Catharsis, part two: Requiem for a Chemical Romance

realityrewind.com
realityrewind.com

A few weeks ago, My Chemical Romance broke up in a surprise announcement on their website. While they hadn’t put out a full-length since 2010’s Danger Days, they’d recently released a series of 10 singles in five installments, under the umbrella title Conventional Weapons, in late 2012 and early 2013. I can’t stress enough how great those songs are.

They’re just 10 amazing modern-punk tracks that show off MCR’s ambition and pure power in a straightforward way, unencumbered by the concepts of their last two full-lengths. It’s telling that they were recorded before Danger Days, and not just because one of tracks, “Make Room!!!!,” is a clear blueprint for “Na Na Na,” the single off their now-final record. “Make Room!!!!” is definitely my pick for the best rock song of 2013, so far. These songs could easily find radio-play and maybe even critical acclaim, if rock radio (and, arguably, rock in general, #sorrykids) wasn’t afflicted with terminal brain cancer.

raving-unicorns.deviantart.com
raving-unicorns.deviantart.com

Let’s get to the catharsis. I discovered MCR when most of the world did, shortly after Three Cheers for Sweet Revenge came out in 2004. I was 17 at the time and ate it up like the die-hard emo kid I was at the time. But, I turned on it quickly and unfairly, when I got more into indie music and felt like the only “emo” that had artistic merit was Bright Eyes. I unfairly categorized them as just another band that was part of a genre with little chance at genuine longevity.

This changed, dramatically, with The Black Parade. I don’t think even MCR’s diehard fans were prepared for that album. I was knocked the fuck out by it when I heard it on my first college Christmas break in 2006. Consider all of its highlights.
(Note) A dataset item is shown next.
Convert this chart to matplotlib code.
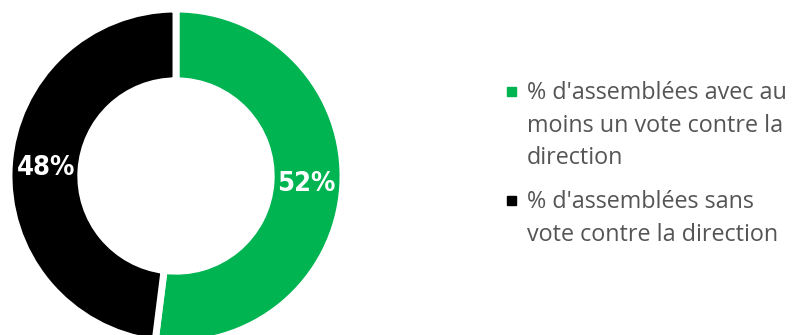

There’s the opening one-two punch of “The End.” and “Dead,” the despair-fueled fury of “This is How I Disappear” and “The Sharpest Lives.” There’s the soaring pathos of the power ballads “Welcome to the Black Parade,” “I Don’t Love You” and “Cancer.” For me, most of all, the top three tracks are “Sleep,” “Teenagers” and “Disenchanted.”

Those three songs were and still are an emotional murder-hole for me. The way Gerard Way devolves from the chorus of “Just sleep” to a high-pitched scream of pure, the palpable pain at the end of “Sleep,” and the brief glam-rock highs of “Teenagers” (offset by its cheerful nihilism – “another cog in the murder machine”) make the album. The devastation of “Disenchanted” is the pièce de résistance. The song’s chorus – “You’re just a sad song, with nothing to say, about a lifelong wait for a hospital stay, and if you think that I’m wrong, this never meant nothing to you” – embodied my freshman year feelings about life so completely. It was almost unlistenable. I felt bereft of hope and purpose then. That album and the music of Nine Inch Nails quite literally kept me alive because I could identify with art fueled by the same confusion and sadness that I could not shake for the life of me.

www.andrewkendall.com
www.andrewkendall.com

The deep trauma of MCR frontman Gerard Way’s crippling insecurity and alcohol/pill addiction is all over Parade, largely because he’d been sober for almost two years before the album’s recording. As a result, it resonates more fully to the listener (and is more affecting) than the emotional core of a song like “I’m Not Okay (I Promise),” which is a bit too tethered to its embodiment of teenage laments.

The Black Parade certainly holds up more strongly seven years later than some of MCR’s other work. Yet, you can’t say that Three Cheers doesn’t retain its own form of power, even if it feels more like a collection of quality singles than an album. Its first six songs – “Helena” through “The Ghost of You” – pack a greater punch than any record by MCR’s peers at the time (with the possible exception of Brand New’s Déjà Entendu). The second half is more uneven, but none of it is bad.

Even Danger Days, certainly the weirdest entry in MCR’s catalog, is not without significant appeal. It may be overly tethered to its concept – the last band ever, essentially, playing on a rebel radio station in a vague dystopian/totalitarian future. However, the bizarre synth-pop flourishes on it mesh curiously well with the band’s aesthetic. Songs like “SING,” “The Only Hope for Me is You,” “S/C/A/R/E/C/R/O/W” and “The Kids from Yesterday” absolutely recall that feeling of cathartic release that’s so prominent in their best music.

As often happens when bands break up, I miss MCR’s presence in the music landscape more now that they’ve removed themselves from it than I did when they were around, but not releasing new music. This is sort of hypocritical, but fuck it. The band is bound to retain relevance that its genre kin will not, Fall Out Boy’s impending comeback notwithstanding. With any luck, MCR may in time enjoy a renaissance much like Nine Inch Nails is about to enter. Even if they don’t, those like me, and hopefully many others, will return to their discography and feel the immense cathartic rush of one of the best bands from an oft-maligned branch of music.